Holyhead Mountain Hut Group
OS Grid ref:- SH21208200
The Isle of Anglesey boasts a wealth of unusual megalithic structures. Situated near Ellen's Tower by panoramic South Stack on Holy Island, the Iron Age settlement at the foot of Holyhead Mountain, also known as Cytiau'r Gwyddelod, which translates as 'The Irishmen's Huts', other names used for the settlement include Clwster Cytiau Mynydd Caergybi and the Ty Mawr Hut Group.
The first of the huts, nearest to the road
The settlement has the substantial remains of 20 out of the original 50 Iron Age buildings, once a farming community covering 15-20 acres, that originated in around 500 B.C. The remains of the huts are scattered along the hillside, as well as numerous smaller partly subterranian storage sheds, cattle shelters and work shops, similar to those found in early Cornish villages. Evidence of metal-working was found in some of these buildings.

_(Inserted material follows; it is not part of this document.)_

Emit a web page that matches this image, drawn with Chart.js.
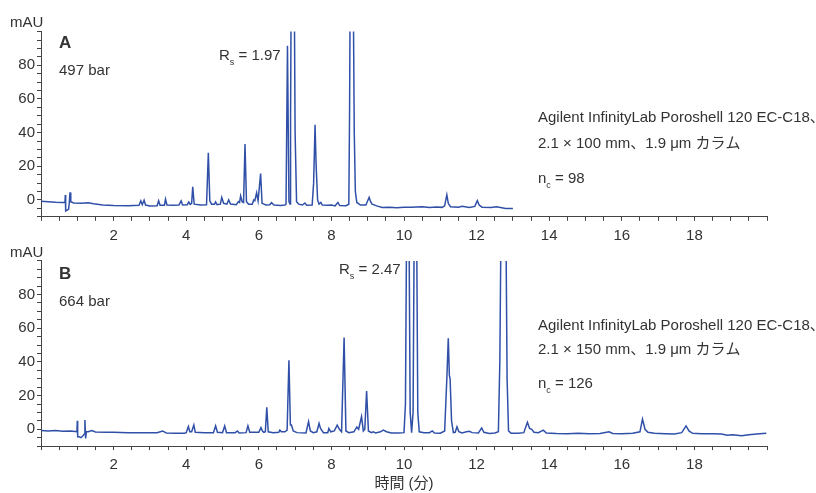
<!DOCTYPE html>
<html><head><meta charset="utf-8">
<script src="https://cdn.jsdelivr.net/npm/chart.js@4.4.1/dist/chart.umd.min.js"></script>
<style>
html,body{margin:0;padding:0;background:#fff;width:816px;height:493px;overflow:hidden}
canvas{position:absolute;left:0}
#cA{top:0}
#cB{top:240px}
</style></head><body>
<canvas id="cA" width="816" height="240"></canvas>
<canvas id="cB" width="816" height="253"></canvas>
<script>
// ---------- data ----------
const timeA = [0.00,0.20,0.40,0.60,0.66,0.67,0.68,0.72,0.76,0.78,0.80,0.82,0.90,1.10,1.30,1.45,1.70,2.00,2.40,2.70,2.75,2.79,2.84,2.88,3.00,3.20,3.24,3.28,3.40,3.43,3.47,3.65,3.80,3.86,3.90,4.03,4.07,4.11,4.15,4.18,4.22,4.40,4.56,4.61,4.65,4.70,4.78,4.81,4.85,4.94,4.98,5.03,5.12,5.17,5.22,5.38,5.44,5.47,5.50,5.54,5.58,5.62,5.66,5.72,5.82,5.86,5.89,5.94,5.98,6.05,6.09,6.20,6.30,6.35,6.42,6.60,6.72,6.75,6.79,6.83,6.86,6.875,6.89,6.935,6.98,7.00,7.04,7.10,7.20,7.27,7.32,7.47,7.51,7.55,7.58,7.62,7.66,7.71,7.75,7.90,8.00,8.10,8.18,8.23,8.40,8.48,8.50,8.515,8.56,8.605,8.63,8.66,8.70,8.80,8.95,9.04,9.08,9.12,9.25,9.40,9.60,9.80,10.00,10.20,10.50,10.70,10.90,11.05,11.12,11.18,11.22,11.28,11.50,11.60,11.80,11.95,12.02,12.07,12.15,12.40,12.55,12.80,13.00];
const signalA = [-0.8,-1.0,-1.3,-1.5,-1.5,3.0,-6.5,-6.0,-5.5,-1.5,4.5,-1.0,-1.8,-2.0,-1.6,-2.2,-3.0,-3.3,-3.4,-3.2,-0.5,-2.8,-0.2,-3.0,-3.6,-3.4,-0.5,-3.2,-3.2,0.5,-3.0,-3.2,-3.0,-0.5,-3.0,-2.8,-1.2,-2.6,-2.0,7.8,-2.5,-3.0,-2.8,28.0,-0.5,-2.5,-2.6,-1.2,-2.8,-2.5,1.5,-2.0,-2.5,0.0,-2.4,-2.8,-1.0,-1.5,2.4,-1.0,-1.5,33.3,-1.0,-2.5,-2.5,0.0,-0.5,4.3,-0.5,15.7,-2.0,-3.0,-2.8,-1.6,-3.0,-3.3,-3.0,-2.5,91.6,-1.0,-2.4,50,115,300,115,40,-1.0,-2.5,-3.0,-1.8,-3.2,-3.0,10,44.7,20,0.0,-2.5,-1.5,-3.0,-3.2,-3.0,-3.5,-1.5,-3.3,-3.4,-2.5,50,115,300,115,40,5,-1.5,-3.0,-3.0,1.6,-1.0,-2.5,-3.5,-4.5,-4.3,-4.6,-4.3,-4.4,-4.0,-4.5,-4.2,-4.4,-3.5,3.0,-2.0,-4.0,-4.3,-3.8,-4.5,-3.8,-0.4,-3.0,-4.3,-4.5,-4.0,-5.0,-5.0];

const timeB = [0.00,0.20,0.40,0.60,0.80,0.95,0.99,1.00,1.01,1.05,1.10,1.15,1.19,1.21,1.23,1.25,1.30,1.40,1.50,1.80,2.00,2.40,2.80,3.20,3.35,3.45,3.70,3.95,4.00,4.06,4.10,4.15,4.21,4.25,4.50,4.75,4.81,4.86,5.00,5.06,5.11,5.35,5.41,5.46,5.65,5.70,5.75,6.00,6.06,6.10,6.14,6.18,6.22,6.26,6.40,6.55,6.58,6.62,6.72,6.78,6.83,6.87,6.90,6.95,7.05,7.30,7.37,7.42,7.50,7.60,7.66,7.70,7.78,7.90,7.93,7.98,8.08,8.16,8.22,8.28,8.35,8.40,8.48,8.62,8.70,8.75,8.83,8.88,8.92,8.97,9.02,9.10,9.15,9.22,9.35,9.43,9.52,9.65,9.85,10.00,10.04,10.07,10.105,10.14,10.17,10.21,10.25,10.28,10.315,10.35,10.38,10.42,10.55,10.70,10.78,10.84,11.00,11.12,11.18,11.22,11.25,11.27,11.31,11.36,11.41,11.46,11.51,11.60,11.72,11.80,11.88,12.05,12.14,12.20,12.35,12.50,12.60,12.64,12.67,12.74,12.81,12.84,12.88,12.95,13.15,13.30,13.40,13.46,13.52,13.58,13.70,13.84,13.92,14.20,14.50,14.80,15.10,15.40,15.65,15.75,16.00,16.30,16.50,16.57,16.64,16.72,16.90,17.20,17.45,17.65,17.77,17.85,17.95,18.20,18.50,18.75,18.90,19.05,19.30,19.50,19.80,19.98];
const signalB = [-0.8,-1.0,-0.8,-1.2,-1.0,-1.3,-1.5,5.0,-4.5,-4.5,-5.0,-4.0,-3.0,5.5,-5.5,-1.5,-1.5,-0.8,-1.6,-1.8,-1.8,-2.0,-2.0,-2.0,-1.0,-2.2,-2.3,-2.3,-2.0,1.6,-1.5,-1.5,2.5,-1.8,-2.0,-2.0,2.0,-1.8,-2.0,2.0,-2.0,-2.0,-1.0,-2.2,-2.0,2.0,-1.8,-1.8,1.0,-1.0,-1.8,-1.5,13.0,-1.5,-2.0,-1.8,-0.5,-1.5,-1.5,-0.5,41.0,2.5,2.5,-1.0,-2.0,-2.2,4.5,-1.0,-2.0,-1.5,3.5,0.5,-2.0,-2.0,0.5,-1.5,-1.0,2.5,0.0,-1.5,54.5,-1.0,-2.0,-1.5,1.3,0.0,7.5,-1.0,0.0,22.7,-1.0,-2.0,-1.5,-2.2,-1.5,-0.5,-1.5,-2.2,-2.2,-2.0,15,115,300,115,10,-2.0,10,115,300,115,10,-1.5,-2.0,-2.0,-1.0,-2.2,-2.3,-1.0,30,54.0,32,30,5,-2.0,-1.8,1.5,-1.5,-2.2,-1.5,-1.2,-2.0,-2.2,0.8,-1.8,-2.5,-2.2,-1.5,40,115,300,115,30,-1.0,-2.3,-2.3,-2.0,4.2,0.5,0.0,-1.8,-2.0,-0.5,-2.2,-2.5,-2.6,-2.4,-2.7,-2.5,-1.5,-2.5,-2.6,-2.4,-1.5,6.0,0.0,-1.8,-2.4,-2.6,-2.8,-2.0,2.0,-1.0,-2.4,-2.6,-2.6,-2.8,-3.5,-3.3,-3.8,-3.2,-2.7,-2.4];

const xTickValues = [0,0.5,1,1.5,2,2.5,3,3.5,4,4.5,5,5.5,6,6.5,7,7.5,8,8.5,9,9.5,10,10.5,11,11.5,12,12.5,13,13.5,14,14.5,15,15.5,16,16.5,17,17.5,18,18.5,19,19.5,20];
const xLabelValues = [2,4,6,8,10,12,14,16,18];
const xTickLabels = ['2','4','6','8','10','12','14','16','18'];
const yTickValues = [-10,-5,0,5,10,15,20,25,30,35,40,45,50,55,60,65,70,75,80,85,90,95,100];
const yLabelValues = [0,20,40,60,80];
const yTickLabels = ['0','20','40','60','80'];

// ---------- styling ----------
const FONT = "'Liberation Sans', Arial, 'Noto Sans CJK JP', sans-serif";
const TEXT = '#333333';
const AXIS = '#444444';
const LINE = '#3050a8';
Chart.defaults.font.family = FONT;
Chart.defaults.color = TEXT;

const notesPlugin = {
  id: 'notes',
  afterDraw(chart, args, opts) {
    const ctx = chart.ctx;
    ctx.save();
    ctx.fillStyle = TEXT;
    ctx.textBaseline = 'alphabetic';
    ctx.textAlign = 'left';
    for (const item of (opts.items || [])) {
      let x = item.x;
      for (const run of item.runs) {
        ctx.font = (run.bold ? 'bold ' : '') + run.size + 'px ' + FONT;
        ctx.fillText(run.t, x, item.y + (run.dy || 0));
        x += ctx.measureText(run.t).width + (run.gap || 0);
      }
    }
    ctx.restore();
  }
};

function toPoints(t, s) { return t.map((x, i) => ({x: x, y: s[i]})); }

function makeChart(id, times, values, geo, items, title) {
  const canvas = document.getElementById(id);
  const H = canvas.height;
  return new Chart(canvas, {
    type: 'line',
    data: { datasets: [{ data: toPoints(times, values), borderColor: LINE, borderWidth: 1.5,
      pointRadius: 0, tension: 0, fill: false }] },
    plugins: [notesPlugin],
    options: {
      responsive: false, animation: false, devicePixelRatio: 1,
      layout: { autoPadding: false, padding: { top: geo.top, right: 49, left: 0, bottom: 0 } },
      plugins: { legend: { display: false }, tooltip: { enabled: false }, notes: { items: items } },
      scales: {
        x: {
          type: 'linear', min: 0, max: 20,
          afterBuildTicks: (sc) => { sc.ticks = xTickValues.map(v => ({ value: v })); },
          afterFit: (sc) => { sc.height = H - geo.bottom; },
          ticks: { autoSkip: false, maxRotation: 0, padding: 6, color: TEXT, font: { size: 15 },
            callback: (v) => { const i = xLabelValues.indexOf(v); return i >= 0 ? xTickLabels[i] : ''; } },
          grid: { drawOnChartArea: false, drawTicks: true, tickLength: 4, color: AXIS, tickColor: AXIS },
          border: { display: true, color: AXIS, width: 1 },
          title: title ? { display: true, text: title, color: TEXT, font: { size: 15 }, padding: { top: 2, bottom: 0 } } : { display: false }
        },
        y: {
          type: 'linear', min: -10, max: 100,
          afterBuildTicks: (sc) => { sc.ticks = yTickValues.map(v => ({ value: v })); },
          afterFit: (sc) => { sc.width = 41; },
          ticks: { autoSkip: false, padding: 2, color: TEXT, font: { size: 15 },
            callback: (v) => { const i = yLabelValues.indexOf(v); return i >= 0 ? yTickLabels[i] : ''; } },
          grid: { drawOnChartArea: false, drawTicks: true, tickLength: 4, color: AXIS, tickColor: AXIS },
          border: { display: true, color: AXIS, width: 1 }
        }
      }
    }
  });
}

makeChart('cA', timeA, signalA, { top: 31.6, bottom: 216.8 }, [
  { x: 10, y: 27, runs: [{ t: 'mAU', size: 15 }] },
  { x: 59, y: 48, runs: [{ t: 'A', size: 17, bold: true }] },
  { x: 59, y: 75, runs: [{ t: '497 bar', size: 15 }] },
  { x: 219, y: 60, runs: [{ t: 'R', size: 15 }, { t: 's', size: 9, dy: 5 }, { t: ' = 1.97', size: 15 }] },
  { x: 538, y: 122, runs: [{ t: 'Agilent InfinityLab Poroshell 120 EC-C18、', size: 15 }] },
  { x: 538, y: 148, runs: [{ t: '2.1 × 100 mm、1.9 μm カラム', size: 15 }] },
  { x: 538, y: 183, runs: [{ t: 'n', size: 15 }, { t: 'c', size: 9, dy: 5 }, { t: ' = 98', size: 15 }] }
], null);

makeChart('cB', timeB, signalB, { top: 20.9, bottom: 206.1 }, [
  { x: 10, y: 16.7, runs: [{ t: 'mAU', size: 15 }] },
  { x: 59, y: 39.3, runs: [{ t: 'B', size: 17, bold: true }] },
  { x: 59, y: 66, runs: [{ t: '664 bar', size: 15 }] },
  { x: 339, y: 34.3, runs: [{ t: 'R', size: 15 }, { t: 's', size: 9, dy: 5 }, { t: ' = 2.47', size: 15 }] },
  { x: 538, y: 90, runs: [{ t: 'Agilent InfinityLab Poroshell 120 EC-C18、', size: 15 }] },
  { x: 538, y: 114, runs: [{ t: '2.1 × 150 mm、1.9 μm カラム', size: 15 }] },
  { x: 538, y: 147.7, runs: [{ t: 'n', size: 15 }, { t: 'c', size: 9, dy: 5 }, { t: ' = 126', size: 15 }] }
], '時間 (分)');
</script>
</body></html>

The round stone huts measure around 7 metres in diameter with thick, low walls. They would have had a high, conical roof supported on a ring of posts and thatched with straw or reeds. Inside some of the hut circles there are examples of stone furniture including ledges and basins incorporated into the stonework. There is evidence of a long history of settlement from the Middle Stone Age, Neolithic and Bronze Age, to the Iron Age. At the east end of the site there is another group of huts.
The surrounding land was ploughed by the community, wheat, oats and barley seeds have been discovered, evidence of limpet and periwinkle shells offer a clear indication that food was also taken from the sea. Charcoal of heather and sedge was also discovered.
Right -an artists impression of how the huts would have appeared
The first excavations of the site took place in the 1860's, further excavations were carried out in the 1970's. Finds from the site include flint arrowheads, part of a stone axe and pottery remains that date from the late Neolithic or early Bronze Age as well as small hoard of Roman coins found within one of the huts. The Roman finds lead to the belief that the hut group was a Romano-British settlement but more recent radio carbon dating suggests some of the settlement was occupied as early as 500BC. The site is now in the care of Cadw. Further up the hillside are the remains of Caer y Twr Hillfort dating to the 4th century and a Roman signal station.
From Holyhead town centre, follow the road to Outer Harbour, then follow signs to South Stack. Park in the car park on the left, just over 0.6 km after right hand turn.